I don’t think that agents (in general) make enough of energy efficient devices – they can make a huge difference.” James Wyatt, Barton Wyatt.
Still, it’s unfair to blame the property industry for a lack of progress. Most buyers still don’t put energy ratings at the top of their list of requirements. As James Wyatt, partner at Barton Wyatt, says, “Buyers still often purchase a house from the heart, not the head,” very few of them include zero carbon in their vision of the dream house.
However, buyers have become more interested in energy consumption; driven by high energy prices and consequently massive heating bills. “I manage lots of houses for overseas owners,” he says, “one spends £1000 a week on electricity. These sort of people are very wealthy, but even they wince at the cost of energy.”
“I don’t think estate agents (in general) make enough of energy efficient devices, they can make a huge difference.” So without banging the drum for Greenpeace, or becoming experts on sustainable technology, agents can point purchasers to the benefits of energy efficiency.
James also finds that while relatively few buyers do more than skim read the EPC, their expectations have risen, driven at least partly by the “green” features that newbuild and newly refurbished properties include as standard. Increasingly stringent specifications in Building Regulations, he says, mean that “water recycling, ground or air source heating, double/triple glazing are all pretty much standard.

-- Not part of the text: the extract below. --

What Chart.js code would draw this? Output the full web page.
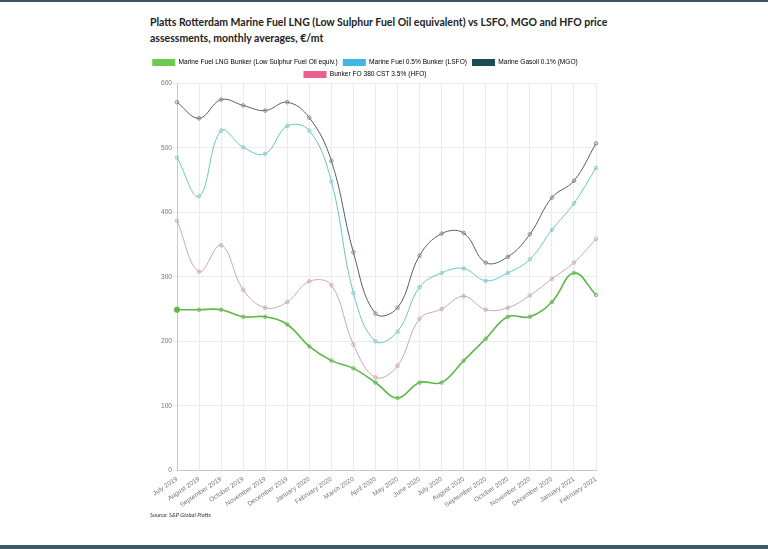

And the very rapid improvement in LED lighting has seen the initial cost zoom up, but running costs crash down.”
Marc Pritchard, Sales and Marketing Director of Taylor Woodrow España, says that energy certification “is something our customers expect from us anyway,” he explains, “but nobody asks for specific details.” You can’t get away without the paperwork, but it’s difficult to make it into a positive feature. (If you think the UK is bad at sustainability, Spain is worse – Certicalia, the energy certification platform, reports that only 13 per cent of necessary certifications have been provided.)
Crest Nicholson’s low energy homes (right).

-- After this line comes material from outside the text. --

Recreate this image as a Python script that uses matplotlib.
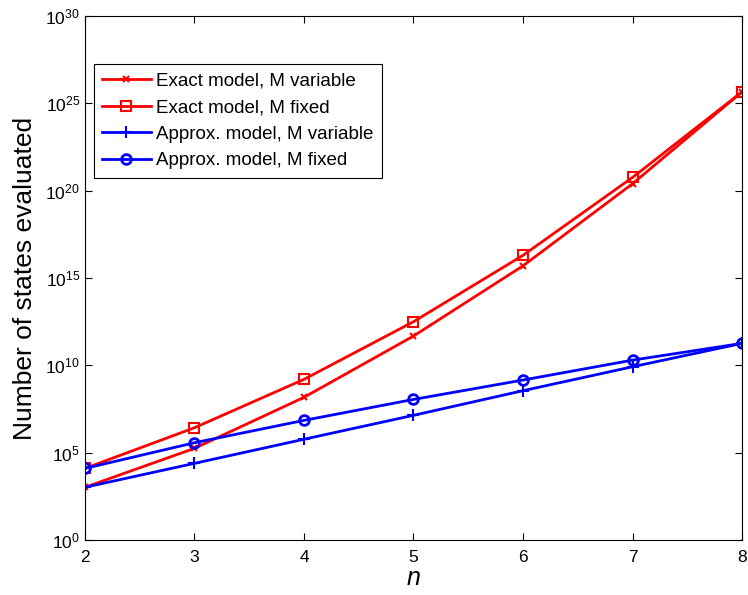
import matplotlib
matplotlib.use("Agg")
import matplotlib.pyplot as plt
import numpy as np

plt.rcParams["font.family"] = ["Liberation Sans", "DejaVu Sans"]
plt.rcParams["mathtext.fontset"] = "custom"
plt.rcParams["mathtext.rm"] = "Liberation Sans"
plt.rcParams["mathtext.it"] = "Liberation Sans:italic"

n_values = [2, 3, 4, 5, 6, 7, 8]
# log10 of number of states
exact_variable = [3.02, 5.25, 8.17, 11.68, 15.7, 20.4, 25.66]
exact_fixed = [4.1, 6.43, 9.2, 12.5, 16.3, 20.76, 25.66]
approx_variable = [3.02, 4.39, 5.77, 7.14, 8.55, 9.92, 11.26]
approx_fixed = [4.1, 5.57, 6.85, 8.05, 9.16, 10.3, 11.26]

fig = plt.figure(figsize=(7.48, 5.95), dpi=100)
ax = fig.add_axes([0.1136, 0.0924, 0.8784, 0.8806])

ax.semilogy(n_values, 10.0 ** np.array(exact_variable), color="red", lw=2,
            marker="x", ms=5, mew=1.5, label="Exact model, M variable")
ax.semilogy(n_values, 10.0 ** np.array(exact_fixed), color="red", lw=2,
            marker="s", ms=7, mew=1.5, mfc="none", label="Exact model, M fixed")
ax.semilogy(n_values, 10.0 ** np.array(approx_variable), color="blue", lw=2,
            marker="+", ms=8, mew=1.5, label="Approx. model, M variable")
ax.semilogy(n_values, 10.0 ** np.array(approx_fixed), color="blue", lw=2,
            marker="o", ms=7, mew=2, mfc="none", label="Approx. model, M fixed")

ax.set_xlim(2, 8)
ax.set_ylim(1e0, 1e30)
ax.set_xticks(n_values)
ax.set_yticks([10.0 ** k for k in range(0, 31, 5)])
ax.set_yticklabels([r"$\mathregular{10^{%d}}$" % k for k in range(0, 31, 5)])
ax.yaxis.set_minor_locator(matplotlib.ticker.NullLocator())
ax.tick_params(direction="in", top=True, right=True, labelsize=12.5, length=5)
ax.tick_params(axis="x", pad=7)
for s in ax.spines.values():
    s.set_linewidth(0.8)

ax.set_xlabel("n", fontsize=18, style="italic", labelpad=1)
ax.set_ylabel("Number of states evaluated", fontsize=19, labelpad=6)

leg = ax.legend(loc="upper left", bbox_to_anchor=(0.013, 0.908), fontsize=13.5,
                fancybox=False, edgecolor="black", framealpha=1, handlelength=2.6,
                borderpad=0.45, labelspacing=0.5, handletextpad=0.3,
                borderaxespad=0)
leg.get_frame().set_linewidth(0.8)

fig.savefig("out.png", dpi=100)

That’s why developers tend not to market highly energy efficient properties as “eco-homes” but instead promote energy efficiency as part of a lifestyle. Crest Nicholson’s Rowan Park development, built to Code for Sustainable Homes level 4, markets its modern looks, with roof lanterns, bold frontages, and large windows, and “comfort all year round”. It’s as part of the latter that the low energy lighting, windows planned to maximise light gain, and high insulation values make their appearance – rather than as part of a ‘green’ theme.

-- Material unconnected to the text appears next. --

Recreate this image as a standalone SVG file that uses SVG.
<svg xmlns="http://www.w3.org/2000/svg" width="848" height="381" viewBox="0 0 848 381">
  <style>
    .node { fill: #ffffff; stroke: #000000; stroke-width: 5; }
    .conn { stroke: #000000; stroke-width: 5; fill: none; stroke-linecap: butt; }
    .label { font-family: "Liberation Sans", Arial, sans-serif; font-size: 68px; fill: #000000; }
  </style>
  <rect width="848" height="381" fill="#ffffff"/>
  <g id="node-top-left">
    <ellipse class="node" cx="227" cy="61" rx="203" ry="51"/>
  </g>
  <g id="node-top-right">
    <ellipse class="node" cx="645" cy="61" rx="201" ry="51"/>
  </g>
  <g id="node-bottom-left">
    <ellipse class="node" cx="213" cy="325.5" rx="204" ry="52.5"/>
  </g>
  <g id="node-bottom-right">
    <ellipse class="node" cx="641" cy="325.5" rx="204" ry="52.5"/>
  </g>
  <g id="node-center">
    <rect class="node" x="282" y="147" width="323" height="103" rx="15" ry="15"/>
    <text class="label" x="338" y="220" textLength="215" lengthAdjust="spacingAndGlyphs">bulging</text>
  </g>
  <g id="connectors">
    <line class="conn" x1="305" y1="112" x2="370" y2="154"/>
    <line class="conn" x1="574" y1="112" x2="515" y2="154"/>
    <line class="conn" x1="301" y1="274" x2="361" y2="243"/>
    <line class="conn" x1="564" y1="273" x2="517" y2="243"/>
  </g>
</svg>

There’s another problem, too, which is that no one can quite agree what a green property is. There are various codes and criteria, from the BRE Eco Homes, through the soon to be discontinued Code for Sustainable Homes, SAP Ratings, the EPC, to the German led Passivhaus standard, and they are not well understood. The Code for Sustainable Homes criteria will now be enshrined in Building Regulations, which may achieve greater sustainability in newbuild, but does nothing at all to help the public understand the sustainability of a given property. Focus on energy efficiency also obscures the fact that there’s a lot more to sustainability – water saving, for instance, is a major issue, whether through rainwater harvesting or through more efficient bathrooms. Best advice to agents? Don’t promote the schemes or the certifications – promote the benefits.
WHO ARE THE BUYERS?
On one level, just about everyone. Research from Smart New Homes showed a huge swing from just 20 per cent of buyers considering energy efficiency as part of the homebuying decision in 2005, to 82 per cent in 2012. But purchasers specifically interested in extremely low carbon footprint properties are a rarer breed.
Alan Gillard says his experience has been that they fall into two camps. “Firstly it’s buy-to-let landlords,” he says, “and the other big sector is the downsizers, approaching retirement, or they have retired and want something that’s easily manageable with low maintenance costs.” Through his architectural practice, he also sees younger couples and wealthier individuals, but they tend to commission their own eco-homes or green makeovers. (One of his clients now makes £2,000 a year exporting electricity to the grid.) But that’s very small scale, and there is not a lot of this kind of property coming on to the resale market.
That suggests there are two types of agent who will do best out of focusing a little more on sustainability issues. First, those with both sales and lettings arms and good contacts with buy-to-let landlords are in a strong position. New regulations which will bar new rentals of properties below the minimum band E rating from 2018 will force landlords to decide whether to upgrade existing properties or purchase better rated new builds. Agents who are well briefed on the issues and can help landlords through the minefield stand to gain. Edmund Cude, for instance, covered Green Deal issues in one of its landlord seminars – though that wasn’t an exclusive focus it’s obviously something many landlords want to hear about (particularly given the mangled, late implementation of the scheme).
It’s possible that there could be a surge in resale inventories as landlords decide to get rid of band F and G properties rather than spend the money on updating; on the other hand lettings agents could partner with installers to help upgrade properties (whether within the Green Deal, or outwith the scheme).
Secondly, those estate agents with a strong new homes practice could leverage sustainability issues to market the most modern and energy-efficient homes. The rapid tightening of Building Regulations over the past few years makes efficiency a key benefit that new properties offer over even relatively recently built resale homes – and one that’s not always promoted as much as it could be.
Meanwhile, if – as Alan Gillard reckons – we’re 25 years behind Germany in adopting sustainable technologies in our homes, that’s not estate agents’ fault. We need to see an end to years of governments moving the goalposts for energy-efficiency schemes continuously, and – as happened this July – suddenly turning the taps off as soon as anyone actually gets interested. A simple, stable scheme with proper funding might actually bring sustainable technologies into the housing mainstream, rather than leaving it to the eco-warriors and the Grand Designs.